Il 4 aprile, nuova segnalazione alla segreteria dell’allora ministro dell’Interno, Francesco Cossiga. Durante una “seduta spiritica”, una sorta di gioco condotto con un piattino da caffè nei pressi di Bologna da un gruppo di professori universitari, tra i quali Romano Prodi, è stata composta la parola “Gradoli”. Il 5 aprile il Capo della Polizia ordina di perquisire le abitazioni di Gradoli, una piccola località in provincia di Viterbo. Quando Eleonora Moro, moglie del rapito, chiede alla stessa Segreteria del Ministero se non potrebbe trattarsi di una strada di Roma, le viene risposto che una via Gradoli non esiste. Però via Gradoli esisterà nuovamente quando, la mattina del 18 aprile, un’infiltrazione d’acqua artatamente provocata (non si saprà mai da chi) fa scoprire il covo-abitazione di Mario Moretti, uscito un paio d’ore prima, con dentro armi, esplosivo, documenti delle Br, divise (una da aviere), appunti vergati dallo stesso Moretti, e un bossolo proveniente da una delle armi che ha sparato in via Fani.
Se a questi elementi si assommano il mancato controllo del brigatista Teodoro Spadaccini, segnalato il 28 marzo, custode della Renault rossa sulla quale il 9 maggio sarà trovato il cadavere di Aldo Moro, e di Enrico Triaca, gerente della tipografia delle Br in via Pio Foà, periodicamente frequentata durante i cinquantacinque giorni del sequestro da Mario Moretti, gli incontri tra Lanfranco Pace, che incontrava dei dirigenti del Partito Socialista, e Morucci e Faranda, bizzarri clandestini che andavano a pranzo in una trattoria dove erano ben noti (mentre i loro nomi figuravano, con foto, insieme a quelli di Moretti, Balzerani e altri, in un manifesto diffuso subito dopo il 16 marzo), gli incontri in pieno centro del gruppo di brigatisti, il fatto che l’appartamento di via Montalcini (una delle “prigioni” di Moro, ma molto probabilmente non l’unica come si è voluto far credere) sia stato controllato fino a poco dopo l’uccisione di Moro, il 9 maggio, ma perquisito solo in ottobre, consentendo alla brigatista Anna Laura Traghetti di fare un lungo trasloco, e poi di sparire, per partecipare ad altri attentati, tra i quali l’assassinio di Vittorio Bachelet, vicepresidente del Csm.

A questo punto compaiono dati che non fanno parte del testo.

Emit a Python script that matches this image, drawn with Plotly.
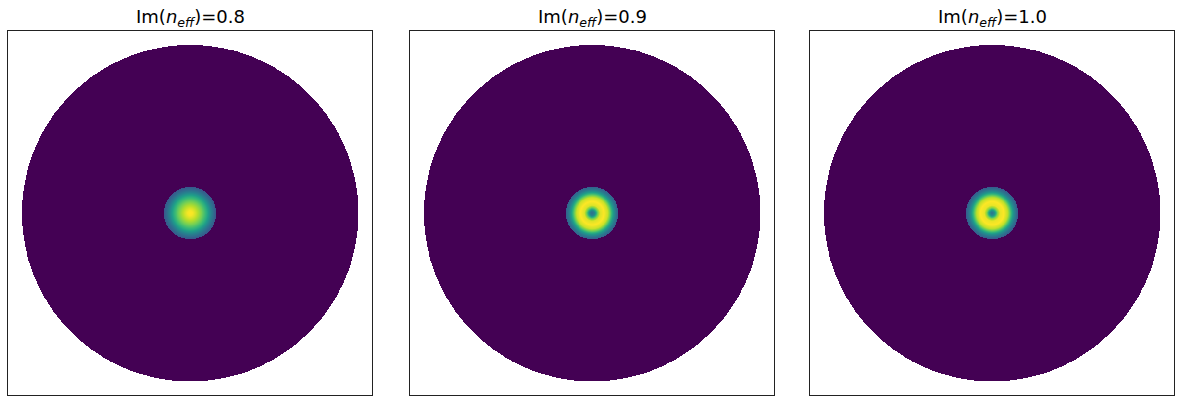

Quando nel 1981 si conoscerà la lista degli affiliati alla P2, si scoprirà che quasi tutti i membri del comitato che, al ministero dell’Interno, dovevano coordinare le ricerche del presidente della Dc durante i cinquantacinque giorni del sequestro, erano affiliati alla Loggia di Licio Gelli: il Capo di stato maggiore della Difesa, il Capo del Sismi, il Capo del Sisde, il Comandante e il Capo di stato maggiore della Guardia di Finanza, il Comandante della Legione Lazio dei Carabinieri. Quanto abbia influito, e in quale direzione, questa predominanza piduista sulla conduzione delle indagini, è stato rilevato in sede di commissioni parlamentare e nei vari processi. Certo, ci si deve chiedere se “qualcuno” abbia approfittato di quelle Br, agevolandone l’azione in diversi modi, per bloccare un progetto politico, e mantenere nel Paese uno stato di tensione. La stessa domanda è lecito porsela in questi giorni, per i nuovi terroristi.